— Start of COLLECTED DATA —

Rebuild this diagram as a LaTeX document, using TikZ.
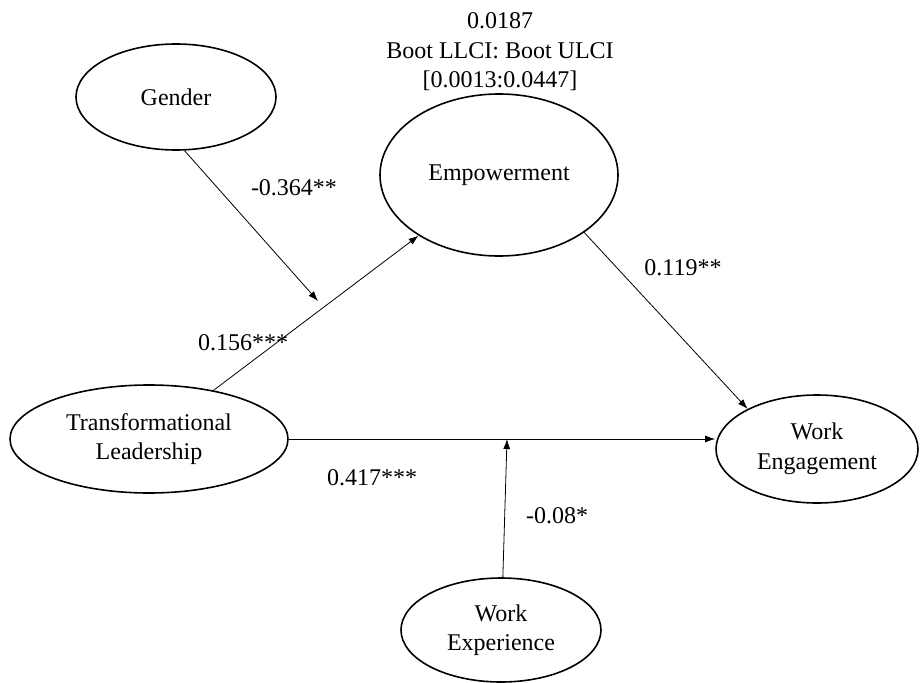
\documentclass[tikz,border=0pt]{standalone}
\usepackage{fontspec}
\setmainfont{Liberation Serif}
\usetikzlibrary{shapes.geometric,arrows.meta}
\begin{document}
\begin{tikzpicture}[x=1pt,y=-1pt,
  every node/.style={font=\fontsize{24}{29.5}\selectfont},
  var/.style={ellipse,draw,line width=1.6pt,inner sep=0pt,align=center},
  lbl/.style={inner sep=0pt,align=center},
  conn/.style={line width=0.8pt,-{Latex[length=10pt,width=7pt]}}]
\useasboundingbox (0,0) rectangle (920,682);
\node[var,minimum width=200,minimum height=106] (gender) at (176,97) {Gender};
\node[var,minimum width=238,minimum height=162] (emp) at (499,175) {Empowerment};
\node[var,minimum width=278,minimum height=108] (tl) at (149,439) {Transformational\\Leadership};
\node[var,minimum width=202,minimum height=108] (we) at (817,449) {Work\\Engagement};
\node[var,minimum width=200,minimum height=104] (wexp) at (501,630) {Work\\Experience};
\node[lbl] (top) at (500,52) {0.0187\\Boot LLCI:\ Boot ULCI\\{}[0.0013:0.0447]};
\coordinate (m1) at (318,301);
\coordinate (m2) at (507,439);
\draw[conn] (tl) -- (emp);
\draw[conn] (emp.-34) -- (we.150);
\draw[conn] (tl.east) -- (tl.east -| we.west);
\draw[conn] (gender.-81) -- (m1);
\draw[conn] (wexp.88) -- (m2);
\node[lbl] (l1) at (294,188) {-0.364**};
\node[lbl] (l2) at (243,343) {0.156***};
\node[lbl] (l3) at (683,268) {0.119**};
\node[lbl] (l4) at (372,478) {0.417***};
\node[lbl] (l5) at (557,516) {-0.08*};
\end{tikzpicture}
\end{document}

— End of COLLECTED DATA —

### REQUEST
Omit any images, then output the listing exactly.

### SOLUTION
Rebuild this diagram as a LaTeX document, using TikZ.
\documentclass[tikz,border=0pt]{standalone}
\usepackage{fontspec}
\setmainfont{Liberation Serif}
\usetikzlibrary{shapes.geometric,arrows.meta}
\begin{document}
\begin{tikzpicture}[x=1pt,y=-1pt,
  every node/.style={font=\fontsize{24}{29.5}\selectfont},
  var/.style={ellipse,draw,line width=1.6pt,inner sep=0pt,align=center},
  lbl/.style={inner sep=0pt,align=center},
  conn/.style={line width=0.8pt,-{Latex[length=10pt,width=7pt]}}]
\useasboundingbox (0,0) rectangle (920,682);
\node[var,minimum width=200,minimum height=106] (gender) at (176,97) {Gender};
\node[var,minimum width=238,minimum height=162] (emp) at (499,175) {Empowerment};
\node[var,minimum width=278,minimum height=108] (tl) at (149,439) {Transformational\\Leadership};
\node[var,minimum width=202,minimum height=108] (we) at (817,449) {Work\\Engagement};
\node[var,minimum width=200,minimum height=104] (wexp) at (501,630) {Work\\Experience};
\node[lbl] (top) at (500,52) {0.0187\\Boot LLCI:\ Boot ULCI\\{}[0.0013:0.0447]};
\coordinate (m1) at (318,301);
\coordinate (m2) at (507,439);
\draw[conn] (tl) -- (emp);
\draw[conn] (emp.-34) -- (we.150);
\draw[conn] (tl.east) -- (tl.east -| we.west);
\draw[conn] (gender.-81) -- (m1);
\draw[conn] (wexp.88) -- (m2);
\node[lbl] (l1) at (294,188) {-0.364**};
\node[lbl] (l2) at (243,343) {0.156***};
\node[lbl] (l3) at (683,268) {0.119**};
\node[lbl] (l4) at (372,478) {0.417***};
\node[lbl] (l5) at (557,516) {-0.08*};
\end{tikzpicture}
\end{document}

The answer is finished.